■ Instructions for the task: Of the lines in these entries, how many contain the string "that"? Give the number and nothing else.
- - - - -
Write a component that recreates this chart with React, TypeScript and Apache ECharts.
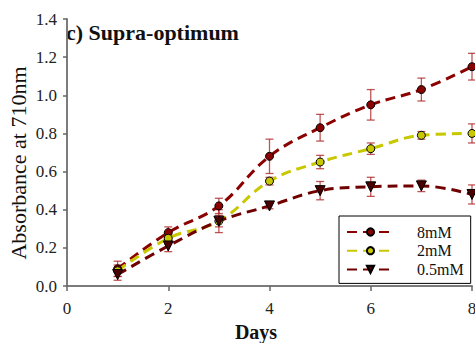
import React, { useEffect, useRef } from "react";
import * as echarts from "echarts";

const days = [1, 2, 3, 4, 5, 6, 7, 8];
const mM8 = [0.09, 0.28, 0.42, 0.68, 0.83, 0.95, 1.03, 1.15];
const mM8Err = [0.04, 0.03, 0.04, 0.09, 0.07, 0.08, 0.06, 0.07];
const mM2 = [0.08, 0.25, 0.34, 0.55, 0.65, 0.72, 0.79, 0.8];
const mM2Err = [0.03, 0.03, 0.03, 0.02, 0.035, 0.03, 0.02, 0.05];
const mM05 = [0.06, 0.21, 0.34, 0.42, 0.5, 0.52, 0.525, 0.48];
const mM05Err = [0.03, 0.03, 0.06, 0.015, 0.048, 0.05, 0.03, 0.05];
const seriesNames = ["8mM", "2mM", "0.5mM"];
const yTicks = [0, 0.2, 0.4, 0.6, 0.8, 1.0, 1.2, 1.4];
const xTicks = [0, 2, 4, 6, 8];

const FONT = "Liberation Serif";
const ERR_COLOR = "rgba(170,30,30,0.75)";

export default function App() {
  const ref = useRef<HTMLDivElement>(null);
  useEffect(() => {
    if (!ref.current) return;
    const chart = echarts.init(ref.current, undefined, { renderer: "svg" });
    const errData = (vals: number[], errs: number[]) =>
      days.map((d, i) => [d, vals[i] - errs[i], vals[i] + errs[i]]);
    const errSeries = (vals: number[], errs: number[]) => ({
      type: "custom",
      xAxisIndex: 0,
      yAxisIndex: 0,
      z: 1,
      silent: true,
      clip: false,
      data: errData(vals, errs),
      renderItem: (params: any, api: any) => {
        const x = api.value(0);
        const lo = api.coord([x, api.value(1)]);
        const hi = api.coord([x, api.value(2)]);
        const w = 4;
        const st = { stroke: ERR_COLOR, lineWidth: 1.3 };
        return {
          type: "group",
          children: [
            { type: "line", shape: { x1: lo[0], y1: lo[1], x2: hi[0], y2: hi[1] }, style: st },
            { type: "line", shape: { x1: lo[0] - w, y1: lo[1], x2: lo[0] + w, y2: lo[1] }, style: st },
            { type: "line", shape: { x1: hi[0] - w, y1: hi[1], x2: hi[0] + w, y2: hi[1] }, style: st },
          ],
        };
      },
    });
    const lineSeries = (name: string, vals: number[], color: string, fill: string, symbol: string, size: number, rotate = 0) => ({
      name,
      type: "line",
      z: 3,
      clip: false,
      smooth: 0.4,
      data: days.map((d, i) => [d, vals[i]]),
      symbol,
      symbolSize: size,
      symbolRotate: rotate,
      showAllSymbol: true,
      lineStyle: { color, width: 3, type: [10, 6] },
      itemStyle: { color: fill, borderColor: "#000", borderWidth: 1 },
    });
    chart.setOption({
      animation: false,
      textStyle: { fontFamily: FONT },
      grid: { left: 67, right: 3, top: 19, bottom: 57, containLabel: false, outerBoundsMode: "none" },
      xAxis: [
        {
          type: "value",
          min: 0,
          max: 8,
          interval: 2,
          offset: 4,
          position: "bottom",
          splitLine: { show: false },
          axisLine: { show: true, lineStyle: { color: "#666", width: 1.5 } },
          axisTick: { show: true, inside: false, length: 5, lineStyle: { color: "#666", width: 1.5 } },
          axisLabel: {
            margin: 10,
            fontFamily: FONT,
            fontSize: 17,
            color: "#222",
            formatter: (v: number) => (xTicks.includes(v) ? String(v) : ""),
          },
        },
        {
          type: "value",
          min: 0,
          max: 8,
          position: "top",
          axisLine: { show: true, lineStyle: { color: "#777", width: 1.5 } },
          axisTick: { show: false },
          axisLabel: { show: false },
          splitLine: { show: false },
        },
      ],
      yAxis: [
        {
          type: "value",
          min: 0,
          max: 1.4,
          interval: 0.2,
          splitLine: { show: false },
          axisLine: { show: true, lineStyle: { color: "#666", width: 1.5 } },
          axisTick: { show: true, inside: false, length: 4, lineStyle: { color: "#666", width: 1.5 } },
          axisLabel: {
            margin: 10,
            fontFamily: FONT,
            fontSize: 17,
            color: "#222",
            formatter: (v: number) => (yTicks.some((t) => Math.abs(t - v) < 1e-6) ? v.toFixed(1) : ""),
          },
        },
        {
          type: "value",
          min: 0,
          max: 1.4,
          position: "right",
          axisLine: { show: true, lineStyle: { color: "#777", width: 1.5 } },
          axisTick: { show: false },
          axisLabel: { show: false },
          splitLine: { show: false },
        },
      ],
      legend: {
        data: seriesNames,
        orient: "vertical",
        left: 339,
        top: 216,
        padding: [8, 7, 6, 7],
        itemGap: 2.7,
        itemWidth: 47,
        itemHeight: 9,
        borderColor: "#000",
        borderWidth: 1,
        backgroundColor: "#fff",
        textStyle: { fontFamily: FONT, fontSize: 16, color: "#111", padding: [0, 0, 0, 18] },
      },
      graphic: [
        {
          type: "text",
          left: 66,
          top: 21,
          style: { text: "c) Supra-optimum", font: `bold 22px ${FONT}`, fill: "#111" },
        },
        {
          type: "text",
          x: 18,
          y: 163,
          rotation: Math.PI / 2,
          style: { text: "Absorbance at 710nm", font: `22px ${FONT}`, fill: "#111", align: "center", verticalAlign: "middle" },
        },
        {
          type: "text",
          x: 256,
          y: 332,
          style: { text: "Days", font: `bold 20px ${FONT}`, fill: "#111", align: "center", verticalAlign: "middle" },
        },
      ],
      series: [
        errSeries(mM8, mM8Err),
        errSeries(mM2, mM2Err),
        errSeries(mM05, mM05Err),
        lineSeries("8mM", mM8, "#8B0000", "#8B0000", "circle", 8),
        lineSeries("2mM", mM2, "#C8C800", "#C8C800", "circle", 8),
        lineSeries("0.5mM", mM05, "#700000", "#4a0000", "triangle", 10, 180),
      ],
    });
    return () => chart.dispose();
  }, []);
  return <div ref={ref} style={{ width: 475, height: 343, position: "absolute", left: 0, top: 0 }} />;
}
- - - - -
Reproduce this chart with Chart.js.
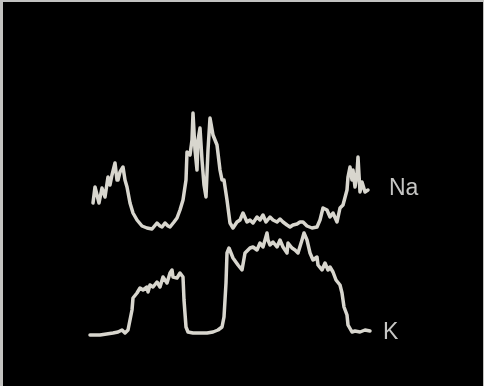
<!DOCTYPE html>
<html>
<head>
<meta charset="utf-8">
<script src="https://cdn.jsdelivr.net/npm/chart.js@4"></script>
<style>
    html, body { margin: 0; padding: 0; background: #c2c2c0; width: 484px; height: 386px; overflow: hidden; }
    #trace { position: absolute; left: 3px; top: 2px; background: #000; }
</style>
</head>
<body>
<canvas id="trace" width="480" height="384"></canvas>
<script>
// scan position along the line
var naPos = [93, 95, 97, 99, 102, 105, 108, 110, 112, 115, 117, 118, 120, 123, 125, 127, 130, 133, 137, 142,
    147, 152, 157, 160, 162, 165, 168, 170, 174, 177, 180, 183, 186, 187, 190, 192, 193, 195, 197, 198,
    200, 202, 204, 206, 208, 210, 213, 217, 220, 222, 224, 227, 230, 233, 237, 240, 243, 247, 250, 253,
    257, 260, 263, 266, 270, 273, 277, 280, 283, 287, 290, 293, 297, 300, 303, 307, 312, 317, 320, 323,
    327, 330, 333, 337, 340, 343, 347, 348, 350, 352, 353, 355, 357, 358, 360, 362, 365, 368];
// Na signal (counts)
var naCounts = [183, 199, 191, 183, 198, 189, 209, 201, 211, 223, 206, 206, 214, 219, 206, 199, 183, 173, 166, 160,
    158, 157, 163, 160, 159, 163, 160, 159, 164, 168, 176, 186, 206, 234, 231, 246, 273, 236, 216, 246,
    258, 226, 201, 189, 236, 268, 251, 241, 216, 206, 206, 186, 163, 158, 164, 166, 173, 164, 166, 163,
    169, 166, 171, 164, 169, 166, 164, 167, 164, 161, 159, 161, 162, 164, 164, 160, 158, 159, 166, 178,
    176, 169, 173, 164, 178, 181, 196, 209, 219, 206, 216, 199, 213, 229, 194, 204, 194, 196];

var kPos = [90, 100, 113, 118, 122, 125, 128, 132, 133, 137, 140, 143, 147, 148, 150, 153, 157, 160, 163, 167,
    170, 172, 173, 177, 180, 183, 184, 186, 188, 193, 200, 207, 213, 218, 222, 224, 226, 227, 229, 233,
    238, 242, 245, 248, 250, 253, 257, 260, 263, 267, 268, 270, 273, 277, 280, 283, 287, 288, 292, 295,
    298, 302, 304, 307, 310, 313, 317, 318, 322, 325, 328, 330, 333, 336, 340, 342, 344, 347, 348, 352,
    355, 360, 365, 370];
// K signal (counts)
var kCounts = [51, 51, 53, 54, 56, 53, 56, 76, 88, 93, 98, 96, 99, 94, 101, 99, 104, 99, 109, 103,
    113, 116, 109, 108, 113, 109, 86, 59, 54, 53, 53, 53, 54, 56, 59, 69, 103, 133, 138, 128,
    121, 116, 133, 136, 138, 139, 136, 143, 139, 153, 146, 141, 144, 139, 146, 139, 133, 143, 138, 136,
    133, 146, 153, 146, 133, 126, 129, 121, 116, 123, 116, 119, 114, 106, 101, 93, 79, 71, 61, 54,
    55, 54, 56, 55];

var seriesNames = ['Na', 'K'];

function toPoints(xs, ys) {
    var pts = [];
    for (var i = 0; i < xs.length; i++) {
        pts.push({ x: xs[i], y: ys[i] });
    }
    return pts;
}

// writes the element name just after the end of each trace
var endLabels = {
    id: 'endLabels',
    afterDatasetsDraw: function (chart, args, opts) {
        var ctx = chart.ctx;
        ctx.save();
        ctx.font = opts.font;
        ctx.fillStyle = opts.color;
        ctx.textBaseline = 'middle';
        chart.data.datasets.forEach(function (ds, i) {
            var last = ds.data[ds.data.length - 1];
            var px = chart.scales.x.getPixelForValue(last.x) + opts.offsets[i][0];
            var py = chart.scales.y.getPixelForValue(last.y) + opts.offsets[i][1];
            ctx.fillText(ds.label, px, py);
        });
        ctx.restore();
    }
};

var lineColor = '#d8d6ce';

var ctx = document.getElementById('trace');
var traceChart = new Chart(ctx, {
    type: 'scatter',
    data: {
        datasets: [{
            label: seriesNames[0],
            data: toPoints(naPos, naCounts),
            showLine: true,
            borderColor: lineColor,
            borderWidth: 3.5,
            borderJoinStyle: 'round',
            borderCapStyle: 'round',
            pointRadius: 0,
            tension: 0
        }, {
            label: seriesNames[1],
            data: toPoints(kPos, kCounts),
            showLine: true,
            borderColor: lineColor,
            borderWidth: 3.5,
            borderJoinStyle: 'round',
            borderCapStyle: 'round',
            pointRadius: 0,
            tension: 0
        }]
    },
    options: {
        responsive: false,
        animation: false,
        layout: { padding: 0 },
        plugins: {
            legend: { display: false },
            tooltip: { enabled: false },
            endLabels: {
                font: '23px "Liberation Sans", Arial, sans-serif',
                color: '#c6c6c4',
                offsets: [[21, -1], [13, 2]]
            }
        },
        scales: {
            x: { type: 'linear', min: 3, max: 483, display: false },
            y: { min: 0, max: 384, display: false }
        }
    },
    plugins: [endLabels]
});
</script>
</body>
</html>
- - - - -
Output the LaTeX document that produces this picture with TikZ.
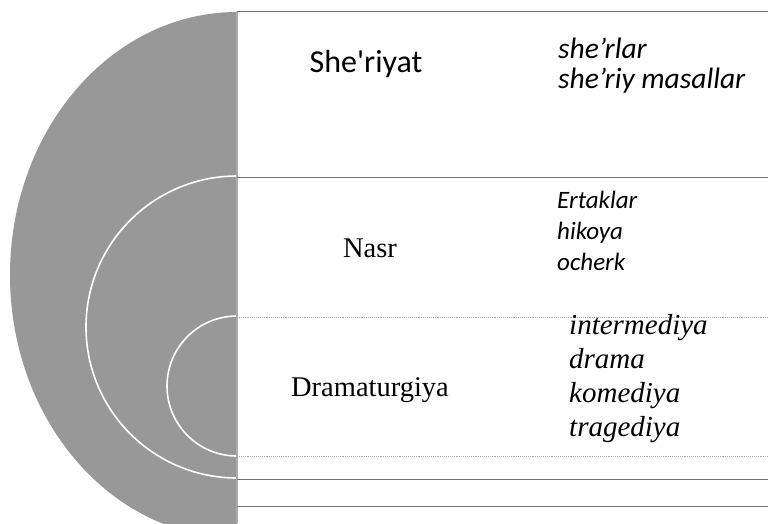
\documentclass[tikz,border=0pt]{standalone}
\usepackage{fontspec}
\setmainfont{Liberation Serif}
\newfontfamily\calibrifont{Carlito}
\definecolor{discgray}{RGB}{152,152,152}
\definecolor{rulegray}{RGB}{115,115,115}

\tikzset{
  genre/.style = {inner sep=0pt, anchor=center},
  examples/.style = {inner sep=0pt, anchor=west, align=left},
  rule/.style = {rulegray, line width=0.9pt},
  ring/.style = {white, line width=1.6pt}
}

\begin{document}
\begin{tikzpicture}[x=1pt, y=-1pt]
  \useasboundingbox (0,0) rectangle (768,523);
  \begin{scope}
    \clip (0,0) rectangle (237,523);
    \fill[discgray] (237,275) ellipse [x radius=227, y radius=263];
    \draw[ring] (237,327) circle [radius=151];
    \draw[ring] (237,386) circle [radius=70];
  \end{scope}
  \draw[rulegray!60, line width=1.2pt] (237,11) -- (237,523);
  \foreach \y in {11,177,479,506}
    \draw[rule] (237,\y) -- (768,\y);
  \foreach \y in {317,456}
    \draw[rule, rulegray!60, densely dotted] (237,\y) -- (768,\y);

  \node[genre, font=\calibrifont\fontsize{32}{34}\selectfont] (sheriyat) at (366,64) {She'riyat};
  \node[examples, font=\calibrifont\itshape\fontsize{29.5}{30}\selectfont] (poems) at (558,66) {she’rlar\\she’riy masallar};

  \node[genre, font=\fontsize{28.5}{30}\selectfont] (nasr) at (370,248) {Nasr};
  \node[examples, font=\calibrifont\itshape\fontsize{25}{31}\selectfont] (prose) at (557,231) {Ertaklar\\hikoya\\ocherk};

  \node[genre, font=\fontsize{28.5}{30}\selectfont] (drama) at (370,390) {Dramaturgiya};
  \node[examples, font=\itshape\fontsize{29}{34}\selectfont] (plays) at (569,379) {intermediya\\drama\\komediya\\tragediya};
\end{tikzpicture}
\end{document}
- - - - -
■ Result of the task: 2